Patrice being screwed over by the Guillemots in full Zampella/West fashion doesn't have anything to do with Jade's successful career.
- She set up one of Ubisoft's biggest development locations in the world, and had her team put out a banger Splinter Cell game in less than three years, while supporting the development of several tentpole projects from other Ubisoft studios.
- She set up one of the few EA studios that, alongside Respawn, have been able to make a case for their survival over the past decade, pumping out all sorts of well-received projects across a variety of franchises and genres -- Star Wars games, Dead Space remake, PVZ Battle for Neighborville, the upcoming Battlefield 6 campaign and Marvel's Iron Man; as well as all the remarkable and very interesting work that went into a Death Stranding-like nu-online new IP designed by Kim Swift (of Portal fame).
- She set up the very first Stadia internal studio in Montreal and -- just as all the other times she's established a new team -- brought together an immensily talented team of veterans from across the industry to work on games over there, as well as to break new ground on the field of cloud-computing-based development pipelines and titles.
After that, she courted Shannon Studstill, who was running Santa fucking Monica Studio at the time (and fresh off God of War's 2018 GOTY win), to run a second Stadia team there in LA, in order to take advantage of the pool of elite game development talent from the region.

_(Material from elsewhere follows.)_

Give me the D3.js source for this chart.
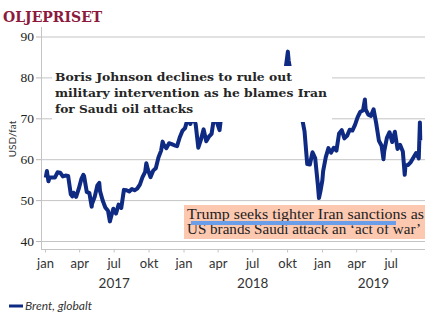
<!DOCTYPE html>
<html>
<head>
<meta charset="utf-8">
<script src="https://cdn.jsdelivr.net/npm/d3@7"></script>
<style>
  body { margin: 0; background: #fff; }
  svg { display: block; }
</style>
</head>
<body>
<svg width="445" height="326"></svg>
<script>
// Brent, USD per fat, [date, price]
var brent2017 = [["2017-01-03",55.5],["2017-01-06",57.1],["2017-01-10",54.6],["2017-01-13",55.5],["2017-01-20",55.5],["2017-01-27",55.5],
    ["2017-02-03",56.8],["2017-02-10",56.7],["2017-02-17",55.8],["2017-02-24",56.0],["2017-03-03",55.9],["2017-03-10",51.4],
    ["2017-03-14",50.9],["2017-03-17",51.8],["2017-03-24",50.8],["2017-03-31",52.8],["2017-04-07",55.2],["2017-04-12",56.2],
    ["2017-04-14",55.9],["2017-04-21",52.0],["2017-04-28",51.7],["2017-05-04",48.4],["2017-05-05",49.1],["2017-05-12",50.8],
    ["2017-05-19",53.6],["2017-05-24",54.2],["2017-05-26",52.2],["2017-06-02",49.9],["2017-06-09",48.2],["2017-06-16",47.4],
    ["2017-06-21",44.8],["2017-06-23",45.5],["2017-06-30",47.9],["2017-07-07",46.7],["2017-07-14",48.9],["2017-07-21",48.1],
    ["2017-07-28",52.5],["2017-08-04",52.4],["2017-08-11",52.1],["2017-08-18",52.7],["2017-08-25",52.4],["2017-09-01",52.8],
    ["2017-09-08",53.8],["2017-09-15",55.6],["2017-09-22",56.9],["2017-09-25",59.0],["2017-09-29",57.5],["2017-10-06",55.6],
    ["2017-10-13",57.2],["2017-10-20",57.8],["2017-10-27",60.4],["2017-11-03",62.1],["2017-11-07",64.3],["2017-11-10",63.5],
    ["2017-11-17",62.7],["2017-11-24",63.9],["2017-12-01",63.7],["2017-12-08",63.4],["2017-12-15",63.2],["2017-12-22",65.3],
    ["2017-12-29",66.9]];
var brent2018 = [["2018-01-05",67.6],["2018-01-12",69.9],["2018-01-15",70.3],["2018-01-19",68.6],["2018-01-26",70.5],["2018-02-02",68.6],
    ["2018-02-09",62.8],["2018-02-16",64.8],["2018-02-23",67.3],["2018-03-02",64.4],["2018-03-09",65.5],["2018-03-16",66.2],
    ["2018-03-23",70.5],["2018-03-29",69.3],["2018-04-06",67.1],["2018-04-13",72.6],["2018-04-20",74.1],["2018-04-27",74.6],
    ["2018-05-04",74.9],["2018-05-11",77.1],["2018-05-17",79.3],["2018-05-25",76.4],["2018-06-01",76.8],["2018-06-08",76.5],
    ["2018-06-15",73.4],["2018-06-22",75.6],["2018-06-29",79.4],["2018-07-06",77.1],["2018-07-13",75.3],["2018-07-20",73.1],
    ["2018-07-27",74.3],["2018-08-03",73.2],["2018-08-10",72.8],["2018-08-16",70.8],["2018-08-24",75.8],["2018-08-31",77.4],
    ["2018-09-07",76.8],["2018-09-14",78.1],["2018-09-21",78.8],["2018-09-28",82.7],["2018-10-03",86.3],["2018-10-05",84.2],
    ["2018-10-12",80.4],["2018-10-19",79.8],["2018-10-26",77.6],["2018-11-02",72.8],["2018-11-09",70.2],["2018-11-16",66.8],
    ["2018-11-23",58.8],["2018-11-30",58.7],["2018-12-07",61.7],["2018-12-14",60.3],["2018-12-21",53.8],["2018-12-24",50.5],
    ["2018-12-28",52.2]];
var brent2019 = [["2019-01-02",54.9],["2019-01-04",57.1],["2019-01-11",60.5],["2019-01-18",62.7],["2019-01-25",61.6],["2019-02-01",62.8],
    ["2019-02-08",62.1],["2019-02-15",66.3],["2019-02-22",67.1],["2019-03-01",65.1],["2019-03-08",65.7],["2019-03-15",67.2],
    ["2019-03-22",67.0],["2019-03-29",68.4],["2019-04-05",70.3],["2019-04-12",71.6],["2019-04-19",71.9],["2019-04-24",74.6],
    ["2019-04-26",72.2],["2019-05-03",70.9],["2019-05-10",70.6],["2019-05-17",72.2],["2019-05-24",68.7],["2019-05-31",64.5],
    ["2019-06-07",63.3],["2019-06-12",60.0],["2019-06-14",62.0],["2019-06-21",65.2],["2019-06-28",66.6],["2019-07-05",64.2],
    ["2019-07-12",66.7],["2019-07-19",62.5],["2019-07-26",63.5],["2019-08-02",61.9],["2019-08-07",56.2],["2019-08-09",58.5],
    ["2019-08-16",58.6],["2019-08-23",59.3],["2019-08-30",60.4],["2019-09-06",61.5],["2019-09-13",60.2],["2019-09-16",69.0],
    ["2019-09-17",64.6]];

var yTicks = [40, 50, 60, 70, 80, 90];
var monthNames = ["jan", "apr", "jul", "okt"];
var years = [2017, 2018, 2019];
var headline1 = ["Boris Johnson declines to rule out",
                 "military intervention as he blames Iran",
                 "for Saudi oil attacks"];
var headline2 = ["Trump seeks tighter Iran sanctions as",
                 "US brands Saudi attack an \u2018act of war\u2019"];

function drawOilChart()
{
    const left = 41;
    const right = 425;
    const axisY = 249.5;

    var svg = d3.select("svg");
    var parse = d3.timeParse("%Y-%m-%d");
    var series = brent2017.concat(brent2018, brent2019)
                    .map(function (d) { return {date: parse(d[0]), value: d[1]}; });

    var xScale = d3.scaleTime()
                    .domain([new Date(2017, 0, 1), new Date(2019, 0, 1)])
                    .range([45, 322]);
    var yScale = d3.scaleLinear()
                    .domain([40, 90])
                    .range([241, 36.5]);

    // title
    svg.append("text")
        .attr("x", 3)
        .attr("y", 22)
        .style("font-family", "'DejaVu Serif', serif")
        .style("font-weight", "bold")
        .style("font-size", "14px")
        .style("fill", "#8b1a3c")
        .text("OLJEPRISET");

    // gridlines
    svg.append("g")
        .attr("transform", `translate(${left}, 0)`)
        .call(d3.axisLeft(yScale).tickValues(yTicks).tickSize(-(right - left)).tickFormat(""))
        .call(g => g.select(".domain").remove())
        .call(g => g.selectAll("line").attr("stroke", "#c4c4c4"));

    // y axis with ticks and labels
    var yAxis = svg.append("g")
        .attr("transform", `translate(${left}, 0)`)
        .call(d3.axisLeft(yScale).tickValues(yTicks).tickSize(5).tickPadding(2));
    yAxis.select(".domain").remove();
    yAxis.selectAll("line").attr("stroke", "#b8b8b8");
    yAxis.selectAll("text")
        .style("font-family", "'Liberation Serif', serif")
        .style("font-size", "13.5px")
        .style("fill", "#222");
    svg.append("line")
        .attr("x1", left + 0.5).attr("x2", left + 0.5)
        .attr("y1", 27).attr("y2", axisY)
        .attr("stroke", "#c4c4c4");

    svg.append("text")
        .attr("transform", "translate(16, 139) rotate(-90)")
        .attr("text-anchor", "middle")
        .style("font-family", "Lato, sans-serif")
        .style("font-size", "10px")
        .style("fill", "#333")
        .text("USD/fat");

    // x axis, quarterly ticks
    var quarters = d3.timeMonth.every(3).range(new Date(2017, 0, 1), new Date(2019, 8, 1));
    var xAxis = svg.append("g")
        .attr("transform", `translate(0, ${axisY})`)
        .call(d3.axisBottom(xScale)
                .tickValues(quarters)
                .tickSize(3)
                .tickPadding(6)
                .tickFormat(d => monthNames[d.getMonth() / 3]));
    xAxis.select(".domain").remove();
    xAxis.selectAll("line").attr("stroke", "#c4c4c4");
    xAxis.selectAll("text")
        .style("font-family", "Lato, sans-serif")
        .style("font-size", "13px")
        .style("fill", "#333");
    svg.append("line")
        .attr("x1", left).attr("x2", right)
        .attr("y1", axisY).attr("y2", axisY)
        .attr("stroke", "#c4c4c4");

    svg.selectAll(".year")
        .data(years)
        .enter()
        .append("text")
        .attr("class", "year")
        .attr("x", y => (xScale(new Date(y, 0, 1)) + Math.min(xScale(new Date(y + 1, 0, 1)), right)) / 2)
        .attr("y", 288)
        .attr("text-anchor", "middle")
        .style("font-family", "Lato, sans-serif")
        .style("font-size", "13.5px")
        .style("fill", "#333")
        .text(y => y);

    // price line
    var line = d3.line()
        .x(d => xScale(d.date))
        .y(d => yScale(d.value));

    svg.append("path")
        .attr("d", line(series))
        .attr("fill", "none")
        .attr("stroke", "#0f2a82")
        .attr("stroke-width", 4)
        .attr("stroke-linejoin", "round");

    // first headline sits on a white card over the line
    svg.append("rect")
        .attr("x", 52).attr("y", 66)
        .attr("width", 280).attr("height", 56)
        .attr("fill", "#fff");
    var lens1 = [237, 272, 138];
    svg.selectAll(".hl1")
        .data(headline1)
        .enter()
        .append("text")
        .attr("class", "hl1")
        .attr("x", 55)
        .attr("y", (d, i) => 81 + i * 16)
        .attr("textLength", (d, i) => lens1[i])
        .attr("lengthAdjust", "spacingAndGlyphs")
        .style("font-family", "'DejaVu Serif', serif")
        .style("font-weight", "bold")
        .style("font-size", "11.5px")
        .style("fill", "#262626")
        .text(d => d);

    // second headline, peach card with a blue marker
    svg.append("rect")
        .attr("x", 184).attr("y", 205)
        .attr("width", 241).attr("height", 34)
        .attr("fill", "#fdc8b0");
    var lens2 = [237, 234];
    svg.selectAll(".hl2")
        .data(headline2)
        .enter()
        .append("text")
        .attr("class", "hl2")
        .attr("x", 187)
        .attr("y", (d, i) => 219 + i * 15)
        .attr("textLength", (d, i) => lens2[i])
        .attr("lengthAdjust", "spacingAndGlyphs")
        .style("font-family", "'Liberation Serif', serif")
        .style("font-size", "15.5px")
        .style("fill", "#1e1e1e")
        .text(d => d);
    svg.append("rect")
        .attr("x", 191).attr("y", 221)
        .attr("width", 205).attr("height", 4)
        .attr("fill", "#6b9ee9");

    // legend
    svg.append("line")
        .attr("x1", 9).attr("x2", 23)
        .attr("y1", 306).attr("y2", 306)
        .attr("stroke", "#0f2a82")
        .attr("stroke-width", 3);
    svg.append("text")
        .attr("x", 25)
        .attr("y", 310)
        .style("font-family", "Lato, sans-serif")
        .style("font-style", "italic")
        .style("font-size", "12px")
        .style("fill", "#333")
        .text("Brent, globalt");
}

drawOilChart();
</script>
</body>
</html>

On top of that, she approached renowned game creators like Hideo Kojima -- it is said that OD began life as a Stadia project -- with third-party studios.
Pretty good shit.
And in regards to Patrice, again, that was very unfortunate:
- Being escorted out of the building the very morning you showed up to work on a Monday, without any explanation for it from corporate, all while forced to adhere to a non-compete clause that prevented you to work on games for a whole year.
- Joining THQ, tasked with setting up a Montreal location for the publisher, where you were making a truly remarkable new IP, only for the company to go bankrupt just as you were about to enter full production.
- Then having your studio and project picked up by Ubisoft of all people at the THQ auction, only for them to shelve it and kick you out of the company once again, while retaining your IP for years.
Thankfully, it does seem that we'll be hearing from him -- and about 1666: Amsterdam, after he reclaimed rights to the IP as part of the settlement with Ubisoft following a lawsuit over his 2013 firing -- in the near future, as apparently Xbox Game Studios became the game's publisher a while ago and has it scheduled for a multiplatform launch sometime next year -- perhaps even as a launch title to the next-gen Xbox ecosystem of "consoles" and PCs.